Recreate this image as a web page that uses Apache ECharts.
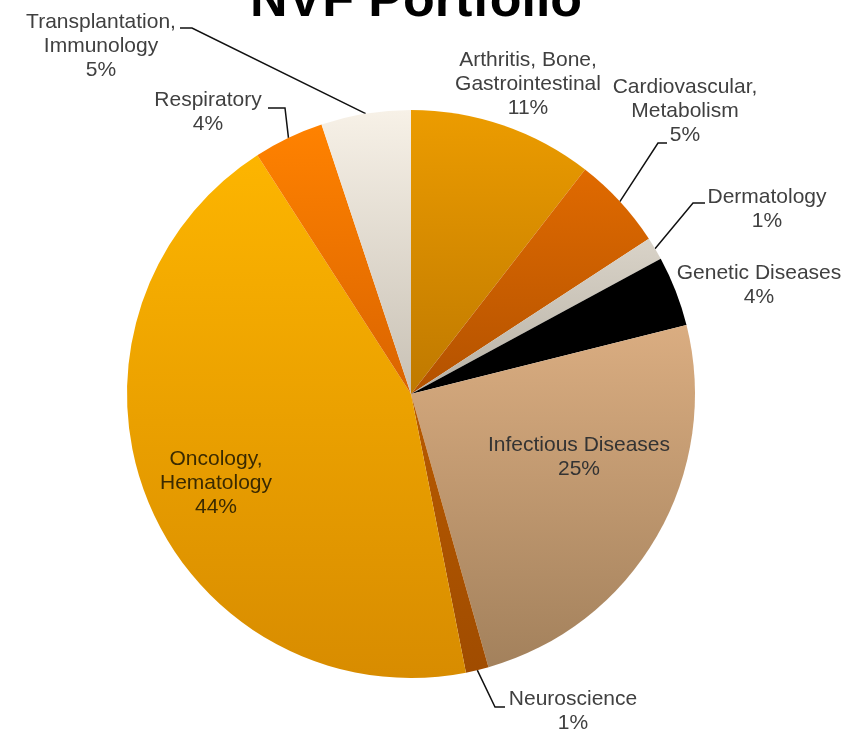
<!DOCTYPE html>
<html>
<head>
<meta charset="utf-8">
<script src="https://cdn.jsdelivr.net/npm/echarts@6/dist/echarts.min.js"></script>
<style>html,body{margin:0;padding:0;background:#fff;}#c{width:857px;height:731px;}</style>
</head>
<body>
<div id="c"></div>
<script>
// ---- data ----
const categories = [
  'Arthritis, Bone,\nGastrointestinal',
  'Cardiovascular,\nMetabolism',
  'Dermatology',
  'Genetic Diseases',
  'Infectious Diseases',
  'Neuroscience',
  'Oncology,\nHematology',
  'Respiratory',
  'Transplantation,\nImmunology'
];
// shares in % (labels show them rounded)
const values = [10.5, 5.3, 1.3, 4.0, 24.5, 1.3, 44.0, 4.0, 5.1];

// ---- styles ----
const gradStops = [
  ['#EC9C00', '#BF7900'],
  ['#E06A00', '#B35200'],
  ['#D9D3C8', '#B7B1A5'],
  ['#000000', '#000000'],
  ['#DAAD81', '#A3815C'],
  ['#B85A00', '#A04C00'],
  ['#FDB500', '#D88C00'],
  ['#FF8200', '#DA6400'],
  ['#F7F1E7', '#C8C1B5']
];
const labelColors = ['#404040','#404040','#404040','#404040','#333333','#404040','#3a2a00','#404040','#404040'];
// label placement (style): center of text block, optional elbow + end of leader line
const labelPlace = [
  { x: 528, y: 84 },
  { x: 685, y: 111, line: [[658, 143], [667, 143]] },
  { x: 767, y: 209, line: [[693, 203], [705, 203]] },
  { x: 759, y: 285 },
  { x: 579, y: 457 },
  { x: 573, y: 711, line: [[495, 707], [505, 707]] },
  { x: 216, y: 483 },
  { x: 208, y: 112, line: [[285, 108], [268, 108]] },
  { x: 101, y: 46, line: [[192, 28], [180, 28]] }
];
const CX = 411, CY = 394, R = 284;

function edgePoint(i) {
  const total = values.reduce((a, b) => a + b, 0);
  let cum = 0;
  for (let k = 0; k < i; k++) cum += values[k];
  const a = (cum + values[i] / 2) / total * Math.PI * 2;
  return [CX + R * Math.sin(a), CY - R * Math.cos(a)];
}

const seriesData = categories.map((name, i) => ({
  name: name,
  value: values[i],
  itemStyle: {
    color: {
      type: 'linear', x: 0, y: 0, x2: 0, y2: 1,
      colorStops: [{ offset: 0, color: gradStops[i][0] }, { offset: 1, color: gradStops[i][1] }]
    }
  },
  label: { color: labelColors[i] },
  labelLine: { show: !!labelPlace[i].line }
}));

const chart = echarts.init(document.getElementById('c'), null, { renderer: 'canvas' });
chart.setOption({
  backgroundColor: '#ffffff',
  animation: false,
  title: {
    text: 'NVF Portfolio',
    left: 411,
    top: -29,
    textAlign: 'center',
    textStyle: {
      fontFamily: 'Liberation Sans, Arial, sans-serif',
      fontSize: 52,
      fontWeight: 'bold',
      color: '#000000'
    }
  },
  series: [{
    type: 'pie',
    center: [CX, CY],
    radius: R,
    startAngle: 90,
    clockwise: true,
    avoidLabelOverlap: false,
    data: seriesData,
    itemStyle: { borderWidth: 0 },
    label: {
      show: true,
      position: 'outside',
      formatter: p => p.name + '\n' + Math.round(p.value) + '%',
      fontFamily: 'Liberation Sans, Arial, sans-serif',
      fontSize: 21,
      lineHeight: 24,
      align: 'center'
    },
    labelLine: {
      show: true,
      lineStyle: { color: '#111111', width: 1.5 }
    },
    labelLayout: function (p) {
      const L = labelPlace[p.dataIndex];
      const out = { x: L.x, y: L.y, align: 'center', verticalAlign: 'middle' };
      if (L.line) {
        const e = edgePoint(p.dataIndex);
        out.labelLinePoints = [e, L.line[0], L.line[1]];
      }
      return out;
    }
  }]
});
</script>
</body>
</html>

-----

▶ Short problem: Extract every line of the data exactly; pictures stay out.

▶ The answer:
Recreate this image as a web page that uses Apache ECharts.
<!DOCTYPE html>
<html>
<head>
<meta charset="utf-8">
<script src="https://cdn.jsdelivr.net/npm/echarts@6/dist/echarts.min.js"></script>
<style>html,body{margin:0;padding:0;background:#fff;}#c{width:857px;height:731px;}</style>
</head>
<body>
<div id="c"></div>
<script>
// ---- data ----
const categories = [
  'Arthritis, Bone,\nGastrointestinal',
  'Cardiovascular,\nMetabolism',
  'Dermatology',
  'Genetic Diseases',
  'Infectious Diseases',
  'Neuroscience',
  'Oncology,\nHematology',
  'Respiratory',
  'Transplantation,\nImmunology'
];
// shares in % (labels show them rounded)
const values = [10.5, 5.3, 1.3, 4.0, 24.5, 1.3, 44.0, 4.0, 5.1];

// ---- styles ----
const gradStops = [
  ['#EC9C00', '#BF7900'],
  ['#E06A00', '#B35200'],
  ['#D9D3C8', '#B7B1A5'],
  ['#000000', '#000000'],
  ['#DAAD81', '#A3815C'],
  ['#B85A00', '#A04C00'],
  ['#FDB500', '#D88C00'],
  ['#FF8200', '#DA6400'],
  ['#F7F1E7', '#C8C1B5']
];
const labelColors = ['#404040','#404040','#404040','#404040','#333333','#404040','#3a2a00','#404040','#404040'];
// label placement (style): center of text block, optional elbow + end of leader line
const labelPlace = [
  { x: 528, y: 84 },
  { x: 685, y: 111, line: [[658, 143], [667, 143]] },
  { x: 767, y: 209, line: [[693, 203], [705, 203]] },
  { x: 759, y: 285 },
  { x: 579, y: 457 },
  { x: 573, y: 711, line: [[495, 707], [505, 707]] },
  { x: 216, y: 483 },
  { x: 208, y: 112, line: [[285, 108], [268, 108]] },
  { x: 101, y: 46, line: [[192, 28], [180, 28]] }
];
const CX = 411, CY = 394, R = 284;

function edgePoint(i) {
  const total = values.reduce((a, b) => a + b, 0);
  let cum = 0;
  for (let k = 0; k < i; k++) cum += values[k];
  const a = (cum + values[i] / 2) / total * Math.PI * 2;
  return [CX + R * Math.sin(a), CY - R * Math.cos(a)];
}

const seriesData = categories.map((name, i) => ({
  name: name,
  value: values[i],
  itemStyle: {
    color: {
      type: 'linear', x: 0, y: 0, x2: 0, y2: 1,
      colorStops: [{ offset: 0, color: gradStops[i][0] }, { offset: 1, color: gradStops[i][1] }]
    }
  },
  label: { color: labelColors[i] },
  labelLine: { show: !!labelPlace[i].line }
}));

const chart = echarts.init(document.getElementById('c'), null, { renderer: 'canvas' });
chart.setOption({
  backgroundColor: '#ffffff',
  animation: false,
  title: {
    text: 'NVF Portfolio',
    left: 411,
    top: -29,
    textAlign: 'center',
    textStyle: {
      fontFamily: 'Liberation Sans, Arial, sans-serif',
      fontSize: 52,
      fontWeight: 'bold',
      color: '#000000'
    }
  },
  series: [{
    type: 'pie',
    center: [CX, CY],
    radius: R,
    startAngle: 90,
    clockwise: true,
    avoidLabelOverlap: false,
    data: seriesData,
    itemStyle: { borderWidth: 0 },
    label: {
      show: true,
      position: 'outside',
      formatter: p => p.name + '\n' + Math.round(p.value) + '%',
      fontFamily: 'Liberation Sans, Arial, sans-serif',
      fontSize: 21,
      lineHeight: 24,
      align: 'center'
    },
    labelLine: {
      show: true,
      lineStyle: { color: '#111111', width: 1.5 }
    },
    labelLayout: function (p) {
      const L = labelPlace[p.dataIndex];
      const out = { x: L.x, y: L.y, align: 'center', verticalAlign: 'middle' };
      if (L.line) {
        const e = edgePoint(p.dataIndex);
        out.labelLinePoints = [e, L.line[0], L.line[1]];
      }
      return out;
    }
  }]
});
</script>
</body>
</html>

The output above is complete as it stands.